ETF provider ProShare Advisors filed plans with securities regulators last week for new double- and triple-levered ETFs designed to rise on days that retail stocks fall, adding firepower to bets on their decline. Also coming is an ETF that goes "long" on online retailers while "shorting" traditional ones.

Because so many investors are betting that retail shares will fall, the slightest bit of better-than-expected news is apt to cause the shares to surge, a condition that lays the groundwork for much-larger price swings as short sellers buy back borrowed shares to return them to the owner.

The 30-day implied volatility of the retail ETF was over 19 this week, according to Thomson Reuters data based on call options. That is well above 14.7 on a comparable technology ETF and nearly as high as an ETF of biotechnology stocks known to have particularly large swings, which was at just over 20.

That volatility has been a boon to day traders, who often jump in and out of stocks in the span of a few hours to ride small moves in their prices. On StockTwits, a social-media platform that is popular with day traders, average message volume about Macy's, Nordstrom, Kohl's, J.C. Penney Co., and Sears Holdings Corp. has collectively more than tripled since the end of last year.

"People day trade on volatility," said Vlad Karpel, a day trader in Chicago who also runs Tradespoon, a firm that uses models to offer buy and sell signals on stocks. "Traditionally, it's been biotech stocks, penny stocks or leveraged ETFs. Recently, it's been retail stocks."

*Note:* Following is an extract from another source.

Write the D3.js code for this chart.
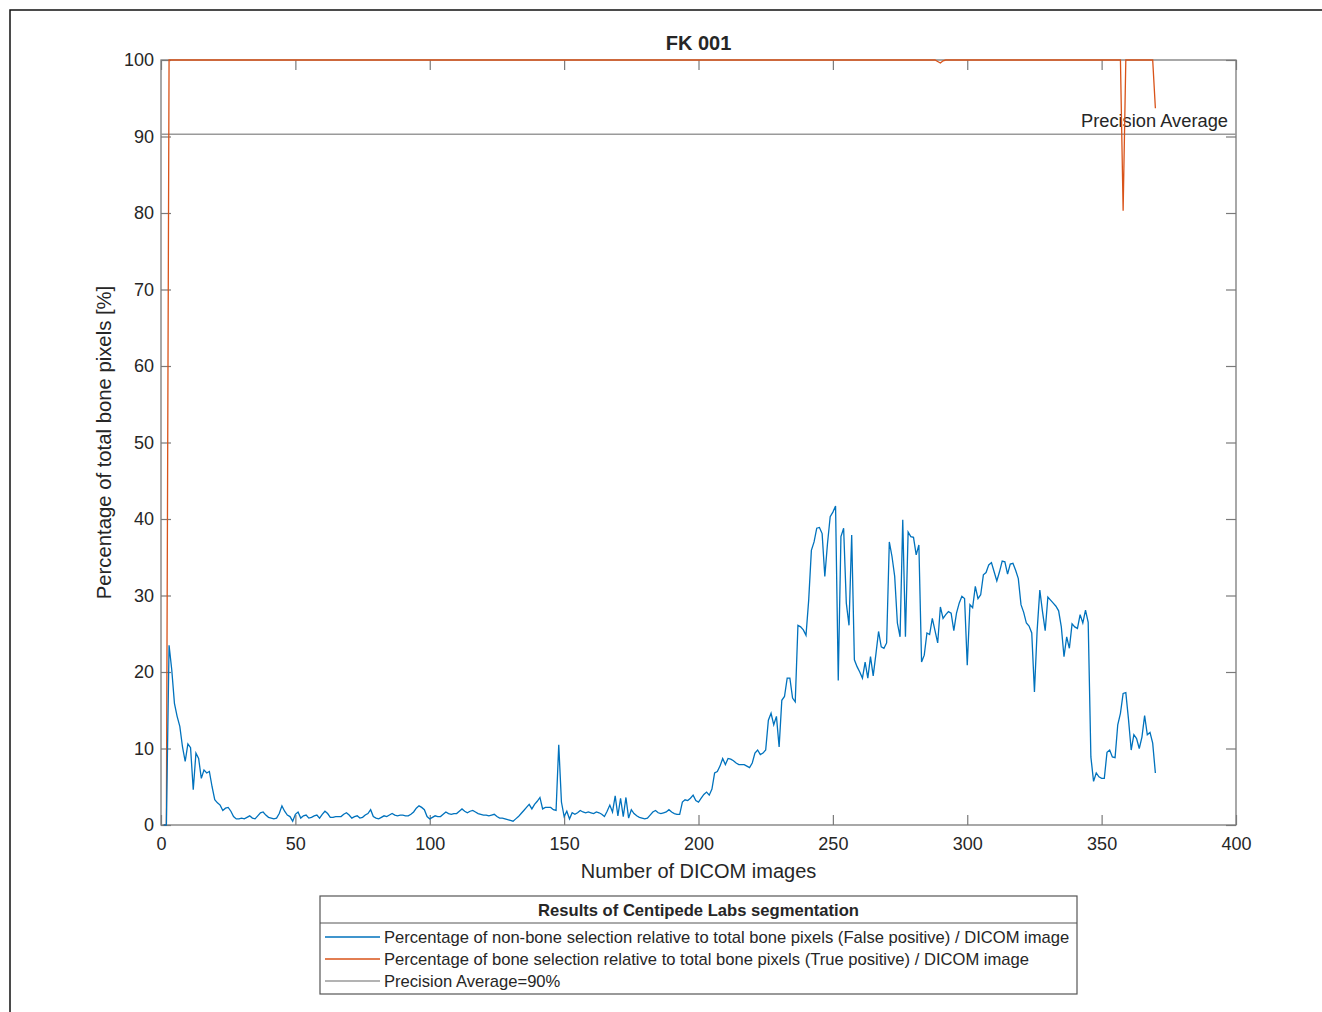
<!DOCTYPE html>
<meta charset="utf-8">
<style>
body { margin: 0; background: #fff; }
text { font-family: "Liberation Sans", Arial, sans-serif; fill: #262626; }
</style>
<body>
<script src="https://d3js.org/d3.v7.min.js"></script>
<script>

// data (image number 1..370)
var falsePositive = [
  0, 0, 23.5, 20.3, 15.9, 14.2, 12.9, 10.2, 8.3, 10.6, 10.1, 4.6, 9.4, 8.7, 6.1, 7.2, 6.8, 7.0, 5.0, 3.3,
  2.9, 2.6, 1.9, 2.2, 2.3, 1.8, 1.1, 0.8, 0.8, 0.9, 0.8, 1.0, 1.2, 0.9, 0.8, 1.2, 1.6, 1.7, 1.3, 1.0,
  0.9, 0.8, 0.9, 1.5, 2.5, 1.8, 1.3, 1.1, 0.5, 1.4, 1.7, 0.9, 1.2, 1.3, 0.9, 1.0, 1.2, 1.3, 0.9, 1.4,
  1.8, 1.5, 1.0, 1.0, 1.1, 1.1, 1.1, 1.4, 1.6, 1.3, 0.9, 1.1, 1.2, 0.9, 1.0, 1.3, 1.5, 2.0, 1.1, 0.9,
  0.8, 1.0, 1.2, 1.1, 1.3, 1.5, 1.3, 1.2, 1.3, 1.3, 1.2, 1.2, 1.4, 1.7, 2.2, 2.5, 2.3, 2.0, 1.1, 0.8,
  1.0, 1.2, 1.1, 1.1, 1.4, 1.7, 1.5, 1.4, 1.5, 1.5, 1.8, 2.1, 1.8, 1.6, 1.8, 1.9, 1.7, 1.5, 1.4, 1.3,
  1.3, 1.2, 1.3, 1.4, 1.1, 0.9, 0.9, 0.8, 0.7, 0.6, 0.5, 0.8, 1.1, 1.5, 1.9, 2.3, 2.7, 2.1, 2.7, 3.1,
  3.6, 2.1, 2.3, 2.3, 2.3, 2.0, 1.9, 10.5, 3.0, 1.1, 1.8, 0.8, 1.6, 1.4, 1.6, 1.9, 1.7, 1.6, 1.7, 1.6,
  1.5, 1.7, 1.6, 1.4, 1.1, 1.8, 2.6, 1.7, 3.8, 1.2, 3.5, 1.1, 3.6, 0.9, 2.0, 1.5, 1.2, 1.0, 0.9, 0.8,
  0.9, 1.3, 1.7, 1.9, 1.6, 1.5, 1.6, 1.7, 2.0, 1.7, 1.5, 1.4, 1.4, 3.0, 3.3, 3.2, 3.5, 3.9, 3.2, 3.0,
  3.5, 4.0, 4.3, 3.9, 4.7, 6.8, 7.0, 7.7, 8.7, 7.9, 8.7, 8.6, 8.4, 8.1, 7.9, 7.9, 7.9, 7.7, 7.5, 8.1,
  9.4, 9.8, 9.2, 9.4, 9.8, 13.7, 14.6, 13.1, 14.2, 10.2, 16.3, 16.8, 19.2, 19.2, 16.6, 16.1, 26.1, 25.9, 25.5, 24.8,
  29.4, 35.9, 37.0, 38.8, 38.9, 38.1, 32.5, 36.8, 40.3, 40.9, 41.7, 18.9, 37.7, 38.8, 29.0, 26.1, 37.9, 21.6, 20.7, 20.0,
  19.2, 21.3, 19.2, 22.0, 19.5, 22.3, 25.3, 23.3, 23.1, 23.8, 37.0, 35.1, 32.5, 26.4, 24.6, 39.9, 24.6, 38.3, 37.7, 37.6,
  35.3, 36.6, 21.3, 22.2, 25.1, 24.9, 27.0, 25.4, 23.8, 28.5, 27.0, 27.5, 27.9, 27.7, 25.4, 27.7, 29.0, 29.9, 29.6, 20.9,
  28.8, 28.4, 31.2, 29.6, 30.1, 32.7, 33.0, 34.0, 34.3, 33.1, 31.9, 33.1, 34.5, 34.4, 32.8, 34.1, 34.2, 33.3, 32.2, 28.8,
  27.8, 26.4, 26.0, 25.1, 17.4, 25.4, 30.7, 27.9, 25.4, 29.8, 29.4, 29.0, 28.6, 28.0, 25.9, 22.0, 24.6, 23.1, 26.3, 25.9,
  25.7, 27.5, 26.4, 28.1, 26.5, 8.9, 5.7, 6.8, 6.3, 6.1, 6.1, 9.5, 9.8, 8.9, 8.8, 13.1, 14.6, 17.2, 17.3, 13.8,
  9.8, 11.8, 11.3, 10.0, 11.5, 14.3, 11.8, 12.1, 10.7, 6.8
];

var truePositive = [
  0, 0, 100, 100, 100, 100, 100, 100, 100, 100, 100, 100, 100, 100, 100, 100, 100, 100, 100, 100,
  100, 100, 100, 100, 100, 100, 100, 100, 100, 100, 100, 100, 100, 100, 100, 100, 100, 100, 100, 100,
  100, 100, 100, 100, 100, 100, 100, 100, 100, 100, 100, 100, 100, 100, 100, 100, 100, 100, 100, 100,
  100, 100, 100, 100, 100, 100, 100, 100, 100, 100, 100, 100, 100, 100, 100, 100, 100, 100, 100, 100,
  100, 100, 100, 100, 100, 100, 100, 100, 100, 100, 100, 100, 100, 100, 100, 100, 100, 100, 100, 100,
  100, 100, 100, 100, 100, 100, 100, 100, 100, 100, 100, 100, 100, 100, 100, 100, 100, 100, 100, 100,
  100, 100, 100, 100, 100, 100, 100, 100, 100, 100, 100, 100, 100, 100, 100, 100, 100, 100, 100, 100,
  100, 100, 100, 100, 100, 100, 100, 100, 100, 100, 100, 100, 100, 100, 100, 100, 100, 100, 100, 100,
  100, 100, 100, 100, 100, 100, 100, 100, 100, 100, 100, 100, 100, 100, 100, 100, 100, 100, 100, 100,
  100, 100, 100, 100, 100, 100, 100, 100, 100, 100, 100, 100, 100, 100, 100, 100, 100, 100, 100, 100,
  100, 100, 100, 100, 100, 100, 100, 100, 100, 100, 100, 100, 100, 100, 100, 100, 100, 100, 100, 100,
  100, 100, 100, 100, 100, 100, 100, 100, 100, 100, 100, 100, 100, 100, 100, 100, 100, 100, 100, 100,
  100, 100, 100, 100, 100, 100, 100, 100, 100, 100, 100, 100, 100, 100, 100, 100, 100, 100, 100, 100,
  100, 100, 100, 100, 100, 100, 100, 100, 100, 100, 100, 100, 100, 100, 100, 100, 100, 100, 100, 100,
  100, 100, 100, 100, 100, 100, 100, 100, 99.8, 99.6, 99.9, 100, 100, 100, 100, 100, 100, 100, 100, 100,
  100, 100, 100, 100, 100, 100, 100, 100, 100, 100, 100, 100, 100, 100, 100, 100, 100, 100, 100, 100,
  100, 100, 100, 100, 100, 100, 100, 100, 100, 100, 100, 100, 100, 100, 100, 100, 100, 100, 100, 100,
  100, 100, 100, 100, 100, 100, 100, 100, 100, 100, 100, 100, 100, 100, 100, 100, 100, 80.3, 100, 100,
  100, 100, 100, 100, 100, 100, 100, 100, 100, 93.7
];

var precisionAverage = 90.3;
var xTicks = [0, 50, 100, 150, 200, 250, 300, 350, 400];
var yTicks = [0, 10, 20, 30, 40, 50, 60, 70, 80, 90, 100];
var legendTitle = "Results of Centipede Labs segmentation";
var legendLabels = [
  "Percentage of non-bone selection relative to total bone pixels (False positive) / DICOM image",
  "Percentage of bone selection relative to total bone pixels (True positive) / DICOM image",
  "Precision Average=90%"
];
var colors = ["#0072BD", "#D95319", "#9a9a9a"];

// plot area
var margin = {top: 60, left: 161},
    width = 1075,
    height = 765;

var x = d3.scaleLinear().domain([0, 400]).range([0, width]);
var y = d3.scaleLinear().domain([0, 100]).range([height, 0]);

var svg = d3.select("body").append("svg")
    .attr("width", 1322)
    .attr("height", 1012);

// outer figure frame
svg.append("rect")
    .attr("x", 10).attr("y", 10)
    .attr("width", 1340).attr("height", 1040)
    .attr("fill", "none")
    .attr("stroke", "#111")
    .attr("stroke-width", 1.5);

var g = svg.append("g")
    .attr("transform", "translate(" + margin.left + "," + margin.top + ")");

// axes with inward ticks on all four sides
function styleAxis(sel) {
  sel.select(".domain").remove();
  sel.selectAll(".tick line").attr("stroke", "#7a7a7a").attr("stroke-width", 1.2);
  sel.selectAll("text")
      .style("font-size", "18px")
      .style("font-family", "'Liberation Sans', Arial, sans-serif")
      .attr("fill", "#262626");
}

g.append("g")
    .attr("transform", "translate(0," + height + ")")
    .call(d3.axisBottom(x).tickValues(xTicks).tickSize(-10).tickPadding(12).tickFormat(d3.format("d")))
    .call(styleAxis);

g.append("g")
    .call(d3.axisTop(x).tickValues(xTicks).tickSize(-10).tickFormat(""))
    .call(styleAxis);

g.append("g")
    .call(d3.axisLeft(y).tickValues(yTicks).tickSize(-10).tickPadding(7).tickFormat(d3.format("d")))
    .call(styleAxis);

g.append("g")
    .attr("transform", "translate(" + width + ",0)")
    .call(d3.axisRight(y).tickValues(yTicks).tickSize(-10).tickFormat(""))
    .call(styleAxis);

// box
g.append("rect")
    .attr("width", width).attr("height", height)
    .attr("fill", "none")
    .attr("stroke", "#7a7a7a")
    .attr("stroke-width", 1.3);

// precision average line
g.append("line")
    .attr("x1", 0).attr("x2", width)
    .attr("y1", y(precisionAverage)).attr("y2", y(precisionAverage))
    .attr("stroke", colors[2])
    .attr("stroke-width", 1.5);

g.append("text")
    .attr("x", width - 8)
    .attr("y", y(precisionAverage) - 7)
    .attr("text-anchor", "end")
    .style("font-size", "18.3px")
    .text("Precision Average");

var line = d3.line()
    .x(function(d, i) { return x(i + 1); })
    .y(function(d) { return y(d); });

g.append("path")
    .datum(truePositive)
    .attr("fill", "none")
    .attr("stroke", colors[1])
    .attr("stroke-width", 1.3)
    .attr("d", line);

g.append("path")
    .datum(falsePositive)
    .attr("fill", "none")
    .attr("stroke", colors[0])
    .attr("stroke-width", 1.3)
    .attr("d", line);

// title and axis labels
g.append("text")
    .attr("x", width / 2).attr("y", -10)
    .attr("text-anchor", "middle")
    .style("font-size", "20px")
    .style("font-weight", "bold")
    .text("FK 001");

g.append("text")
    .attr("x", width / 2).attr("y", height + 53)
    .attr("text-anchor", "middle")
    .style("font-size", "20px")
    .text("Number of DICOM images");

g.append("text")
    .attr("text-anchor", "middle")
    .attr("transform", "translate(-50," + (height / 2) + ")rotate(-90)")
    .style("font-size", "20.3px")
    .text("Percentage of total bone pixels [%]");

// legend
var lg = svg.append("g").attr("transform", "translate(320,896)");

lg.append("rect")
    .attr("width", 757).attr("height", 98)
    .attr("fill", "#fff")
    .attr("stroke", "#555")
    .attr("stroke-width", 1.2);

lg.append("line")
    .attr("x1", 0).attr("x2", 757)
    .attr("y1", 27).attr("y2", 27)
    .attr("stroke", "#555")
    .attr("stroke-width", 1);

lg.append("text")
    .attr("x", 757 / 2).attr("y", 20)
    .attr("text-anchor", "middle")
    .style("font-size", "16.6px")
    .style("font-weight", "bold")
    .text(legendTitle);

legendLabels.forEach(function(label, i) {
  var ly = 41 + i * 22;
  lg.append("line")
      .attr("x1", 5).attr("x2", 60)
      .attr("y1", ly).attr("y2", ly)
      .attr("stroke", colors[i])
      .attr("stroke-width", 1.3);
  lg.append("text")
      .attr("x", 64).attr("y", ly + 6)
      .style("font-size", "16.6px")
      .text(label);
});

</script>
</body>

On June 27, after the market closed, Mr. Karpel's models generated a buy signal on Best Buy Co., suggesting the stock was oversold. He said he put in an order to buy 1000 shares the next day if the stock hit a price of $56.80. It did so in the first half hour of trading, and he held onto the shares until they climbed to $57.10 within an hour. He then sold, netting about $300.

Friday could be another big day for retailer stocks. The Commerce Department will report retail sales for June. Analysts expect a 0.1% rise from the prior month.